FDTD method for periodic structure analysis

Abstract

FDTD fundamentals Introduction A fundamental quest in electromagnetics and antenna engineering is to solve Maxwell's equations under various specific boundary conditions. In the last several decades, computational electromagnetics has progressed rapidly because of the increased popularity and enhanced capability of computers. Various numerical techniques have been proposed to solve Maxwell's equations [1]. Some of them deal with the integral form of Maxwell's equations while others handle the differential form. In addition, Maxwell's equations can be solved either in the frequency domain or time domain depending on the nature of applications. The success in computational electromagnetics has propelled modern antenna engineering developments. Among various numerical techniques, the finite difference time domain (FDTD) method has demonstrated desirable and unique features for analysis of electromagnetic structures [2]. It simply discretizes Maxwell's equations in the time and space domains, and electromagnetics behavior is obtained through a time evolving process. A significant advantage of the FDTD method is the versatility to solve a wide range of microwave and antenna problems.

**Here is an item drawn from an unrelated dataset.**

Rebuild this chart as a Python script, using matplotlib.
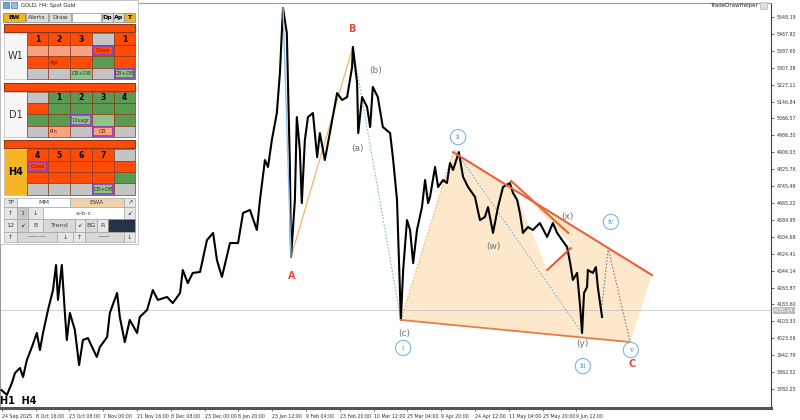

It is flexible enough to model various media, such as conductors, dielectrics, lumped elements, active devices, and dispersive materials. Another advantage of the FDTD method is the capability to provide a broad band characterization in one single simulation. Since this method is carried out in the time domain, a wide frequency band response can be obtained through the Fourier transformation of the transient data. Because of these advantages, the FDTD method has been widely used in many electromagnetic applications.